Madelyn’s mother, Cora, stroked Sara’s hair. “I’m sure he’ll do his best, pumpkin. Now, why don’t we have a tea party while your mommy does her errands? Liz brought us some cookies, but they look pretty bare to me.”

Sara clapped her hands. “We can decorate them, Gran! We’ll make ’em look like sunflowers for Cissy!”

“That sounds like a fabulous idea,” her mother said.

“Come on,” Liz said. “Help me put out the icing and sprinkles so we can make those cookies pretty.”

Sara skipped to the kitchen with Liz but worry knitted Madelyn’s brow.

“She’ll be all right.” Her mother wheeled her chair over and clasped Madelyn’s hand. “And so will you.”

Madelyn soaked in her mother’s smile. She loved her and Sara more than she could say. “I don’t know what I’d do without you, Mom.
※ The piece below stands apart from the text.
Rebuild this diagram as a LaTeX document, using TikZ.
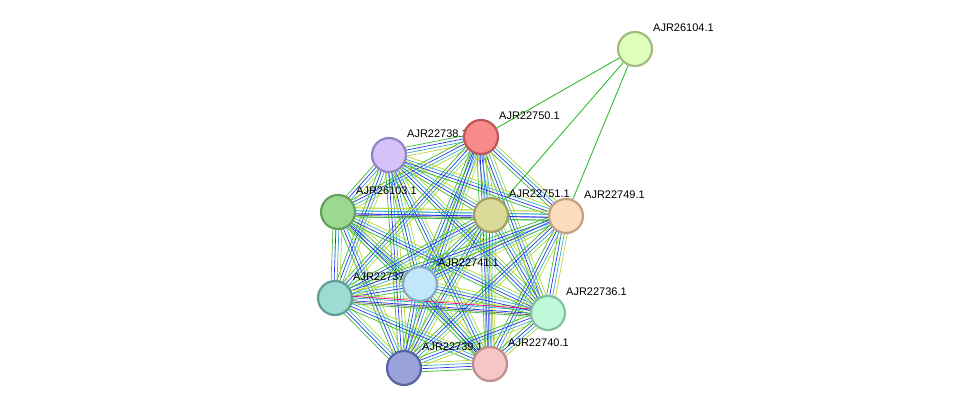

Sara and I…we both need you.”

Her mother barked a laugh. “Well, I’m not going anywhere, sugar. Now you go and do what you need to do. I’ll take care of Sara while you look for Cissy.” She tilted her head toward the sunflowers. “I think Sara is right. Cissy loves sunflowers.”
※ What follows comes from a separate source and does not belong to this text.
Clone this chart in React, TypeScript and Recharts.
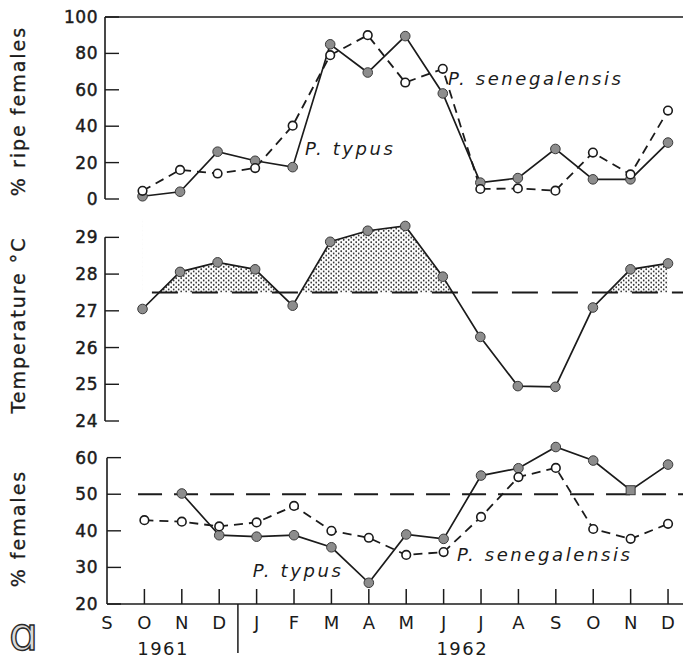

Madelyn’s stomach twisted. Apparently her mother trusted Sara’s visions.

They exchanged concerned looks. But her mother refrained from commenting further on Sara’s recent sunflower obsession. They’d both hoped it would play itself out, but now Madelyn wondered if the sunflowers might be some kind of clue to her other daughter.

Pasting on a brave face, she hugged her mother. “I’ll call. You two have fun.”

“We always do,” her mother said with a beaming smile.

Madelyn’s throat thickened, and she nodded, afraid if she spoke, the dam holding back her emotions would break, and she’d fall on the floor in a puddle and start sobbing. Once she started, she might not be able to stop.

The morning sun sliced through the bare trees as she jogged to the minivan, then drove around the mountain. Early morning shadows flickered across the dark asphalt as the sun fought through the storm clouds gathering above. She slowed as she spotted the cemetery, dread flooding her at the sight of the sheriff’s car and the hearse.

The day of the funeral threatened to replay through Madelyn’s head, but she hit the pause button in her brain and zapped it on hold. She refused to relive that day again now with all these men watching.

Swallowing back nerves, she parked and walked to the top of the hill overlooking the Lost Angels corner where the sheriff and three other men stood conferring. Where was Caleb?

Inhaling a breath to fortify her courage, she stumbled down the hill and through the iron gate. Sheriff Gray gave her a concerned look, but she rushed past them, then looked into the tent protecting the site. Caleb was there, kneeling with his hand on Cissy’s grave. His dark skin had drained of color, and an odd mixture of grief and pain marred his face.